As fighting raged on in the Panjshir Valley of Afghanistan, the last bastion of resistance against the Taliban, reports emerged that the Taliban has taken control of crucial districts in the region. Details are very sketchy and conflicted. The National Resistance Front of Afghanistan, the grouping of forces loyal to Tajik leader Ahmad Massoud, said it surrounded "thousands of terrorists" in Khawak pass and the Taliban had abandoned vehicles and equipment in the Dashte Rewak area and that "heavy clashes" were going on, Reuters reported. In a Facebook post, Massoud insisted Panjshir "continues to stand strongly."
The National Resistance Front Fahim Dashti tweeted that about 600 Taliban members have been liquidated in various districts of Panjshir and that more than 1,000 fighters have been captured or surrendered themselves.

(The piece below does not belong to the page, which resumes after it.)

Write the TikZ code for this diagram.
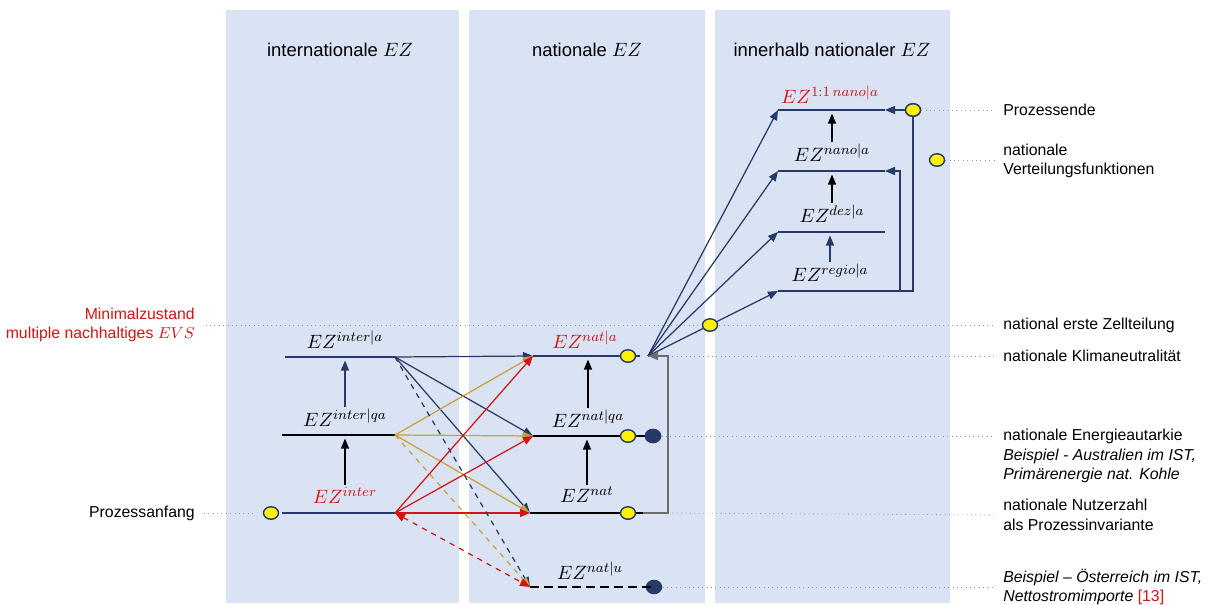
\documentclass[tikz,border=0pt]{standalone}
\usepackage{fontspec}
\setmainfont{Liberation Sans}
\usepackage{amsmath}
\usetikzlibrary{arrows.meta,positioning,calc,shapes.geometric}
\definecolor{panel}{RGB}{218,227,243}
\definecolor{navy}{RGB}{38,58,105}
\definecolor{gold}{RGB}{204,160,56}
\definecolor{dred}{RGB}{210,20,20}
\definecolor{dotc}{RGB}{150,150,150}
\definecolor{brk}{RGB}{110,110,110}
\tikzset{
  lvl/.style ={line width=1.7pt},
  ez/.style  ={font=\fontsize{11}{13}\selectfont,inner sep=1pt},
  lab/.style ={font=\fontsize{9}{11}\selectfont,align=left,anchor=west,inner sep=0pt},
  ttl/.style ={font=\fontsize{10.5}{12}\selectfont},
  yel/.style ={ellipse,draw=navy,line width=0.8pt,fill=yellow,minimum width=3mm,minimum height=2.5mm,inner sep=0pt},
  blu/.style ={ellipse,fill=navy,minimum width=3.3mm,minimum height=2.9mm,inner sep=0pt},
  ar/.style  ={-{Triangle[length=2mm,width=1.6mm]},line width=0.7pt},
  dotl/.style={dotc,dotted,line width=0.5pt,shorten >=5pt},
}
\begin{document}
\begin{tikzpicture}[x=0.02cm,y=-0.02cm]
  \useasboundingbox (0,0) rectangle (1215,605);
  % columns
  \fill[panel] (226,10) rectangle (459,603);
  \fill[panel] (469,10) rectangle (705,603);
  \fill[panel] (715,10) rectangle (950,603);
  \node[ttl] (t1) at (340,50) {internationale $EZ$};
  \node[ttl] (t2) at (587,50) {nationale $EZ$};
  \node[ttl] (t3) at (832,50) {innerhalb nationaler $EZ$};

  % side labels
  \node[lab,anchor=east,align=right,text=dred] (min) at (195,325) {Minimalzustand\\multiple nachhaltiges $EVS$};
  \node[lab,anchor=east] (pa) at (195,513) {Prozessanfang};
  \node[lab] (pende) at (1003,110) {Prozessende};
  \node[lab] (vfl) at (1003,161) {nationale\\Verteilungsfunktionen};
  \node[lab] (zell) at (1003,325) {national erste Zellteilung};
  \node[lab] (klima) at (1003,356) {nationale Klimaneutralität};
  \node[lab,anchor=north west] (auto) at (1003,429) {nationale Energieautarkie\\\textit{Beispiel - Australien im IST,}\\\textit{Primärenergie nat. Kohle}};
  \node[lab] (nutz) at (1003,515) {nationale Nutzerzahl\\als Prozessinvariante};
  \node[lab] (oest) at (1003,587) {\textit{Beispiel – Österreich im IST,}\\\textit{Nettostromimporte} \textcolor{dred}{[13]}};

  % level ends
  \coordinate (ia-l) at (285,357); \coordinate (ia-r) at (395,357);
  \coordinate (iq-l) at (282,435); \coordinate (iq-r) at (395,435);
  \coordinate (i0-l) at (282,513); \coordinate (i0-r) at (395,513);
  \coordinate (na-l) at (533,356); \coordinate (na-r) at (640,356);
  \coordinate (nq-l) at (533,436); \coordinate (nq-r) at (653,436);
  \coordinate (n0-l) at (530,513); \coordinate (n0-r) at (643,513);
  \coordinate (nu-l) at (530,587); \coordinate (nu-r) at (652,587);
  \coordinate (hub) at (648,356);
  \coordinate (brk-t) at (668,356); \coordinate (brk-b) at (668,513);
  \coordinate (k1-l) at (778,110); \coordinate (k1-r) at (885,110);
  \coordinate (k2-l) at (778,171); \coordinate (k2-r) at (885,171);
  \coordinate (k3-l) at (778,232); \coordinate (k3-r) at (885,232);
  \coordinate (k4-l) at (778,291); \coordinate (k4-r) at (885,291);
  \coordinate (b2) at (900,291);

  \node[yel] (s0) at (271,513) {};
  \node[yel] (pe) at (913,110) {};
  \node[yel] (vf) at (937,160) {};
  \node[blu] (dq) at (653,436) {};
  \node[blu] (du) at (654,587) {};

  % dotted guides
  \draw[dotl,shorten <=6pt] (min.east) -- (zell.west);
  \draw[dotl,shorten <=5pt] (pa.east) -- (s0.west);
  \draw[dotl] (pe.east) -- (pende.west);
  \draw[dotl] (vf.east) -- (vf.east -| vfl.west);
  \draw[dotl] (brk-t) -- (klima.west);
  \draw[dotl] (dq.east) -- (dq.east -| auto.west);
  \draw[dotl] (brk-b) -- (nutz.west);
  \draw[dotl] (du.east) -- (oest.west);

  % levels
  \draw[lvl,navy] (ia-l) -- (ia-r);
  \draw[lvl] (iq-l) -- (iq-r);
  \draw[lvl,navy] (i0-l) -- (i0-r);
  \draw[lvl,navy] (na-l) -- (na-r);
  \draw[lvl] (nq-l) -- (nq-r);
  \draw[lvl] (n0-l) -- (n0-r);
  \draw[lvl,dash pattern=on 5pt off 3pt] (nu-l) -- (nu-r);
  \foreach \k in {k1,k2,k3,k4} \draw[lvl,navy] (\k-l) -- (\k-r);

  \node[ez] (la) at (345,340) {$EZ^{inter|a}$};
  \node[ez] (lq) at (345,418) {$EZ^{inter|qa}$};
  \node[ez,text=dred] (l0) at (345,495) {$EZ^{inter}$};
  \node[ez,text=dred] (ma) at (585,340) {$EZ^{nat|a}$};
  \node[ez] (mq) at (588,419) {$EZ^{nat|qa}$};
  \node[ez] (m0) at (587,495) {$EZ^{nat}$};
  \node[ez] (mu) at (590,571) {$EZ^{nat|u}$};
  \node[ez,text=dred] (r1) at (830,95) {$EZ^{1:1\,nano|a}$};
  \node[ez] (r2) at (832,153) {$EZ^{nano|a}$};
  \node[ez] (r3) at (832,214) {$EZ^{dez|a}$};
  \node[ez] (r4) at (830,273) {$EZ^{regio|a}$};

  % upward steps
  \draw[ar,navy,shorten >=2pt] (lq.north) -- (lq.north |- ia-l);
  \draw[ar,shorten >=2pt] (l0.north) -- (l0.north |- iq-l);
  \draw[ar,shorten >=2pt] (mq.north) -- (mq.north |- na-l);
  \draw[ar,shorten >=2pt] (m0.north) -- (m0.north |- nq-l);
  \draw[ar,shorten >=2pt] (r2.north) -- (r2.north |- k1-l);
  \draw[ar,shorten >=2pt] (r3.north) -- (r3.north |- k2-l);
  \draw[ar,navy,shorten >=2pt] (r4.north) -- (r4.north |- k3-l);

  % international -> national
  \foreach \tgt in {na-l,nq-l,n0-l} \draw[ar,navy] (ia-r) -- (\tgt);
  \foreach \tgt in {na-l,nq-l,n0-l} \draw[ar,gold] (iq-r) -- (\tgt);
  \foreach \tgt in {na-l,nq-l,n0-l} \draw[ar,dred] (i0-r) -- (\tgt);
  \draw[ar,navy,dashed] (ia-r) -- (nu-l);
  \draw[ar,gold,dashed] (iq-r) -- (nu-l);
  \draw[ar,dred,dashed,{Triangle[length=2mm,width=1.6mm]}-{Triangle[length=2mm,width=1.6mm]}] (i0-r) -- (nu-l);

  % national -> within national
  \foreach \tgt in {k1-l,k2-l,k3-l,k4-l} \draw[ar,navy] (hub) -- (\tgt);
  \draw[ar,brk,line width=0.9pt] (n0-r) -- (brk-b) -- (brk-t) -- (hub);
  \draw[navy,line width=0.8pt] (k4-r) -| (pe.south);
  \draw[ar,navy,line width=0.8pt] (b2) |- (k2-r);
  \draw[ar,navy,line width=0.8pt] (pe.west) -- (k1-r);

  \node[yel] (ca) at (628,356) {};
  \node[yel] (cq) at (628,436) {};
  \node[yel] (c0) at (628,513) {};
  \node[yel] (zt) at (710,325) {};
  \node[yel] at (pe) {};
  \node[blu] at (dq) {};
\end{tikzpicture}
\end{document}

However, the Taliban claimed it has made massive inroads in the area. Taliban spokesman Bilal Karimi tweeted that the districts of Khinj, strategically very significant, and Unabah have been taken, giving Taliban forces control of four of the province's seven districts.
Longwar Journal's Bill Roggio, on the ground in Afghanistan, tweeted: "Still fog of war in Panjshir. All still unconfirmed but it looks bad. It appears the districts of Unabah, Shotul, Ruhka and Bazarak are Taliban controlled and possibly Dara as well. Fighting in Paryan reported," he tweeted.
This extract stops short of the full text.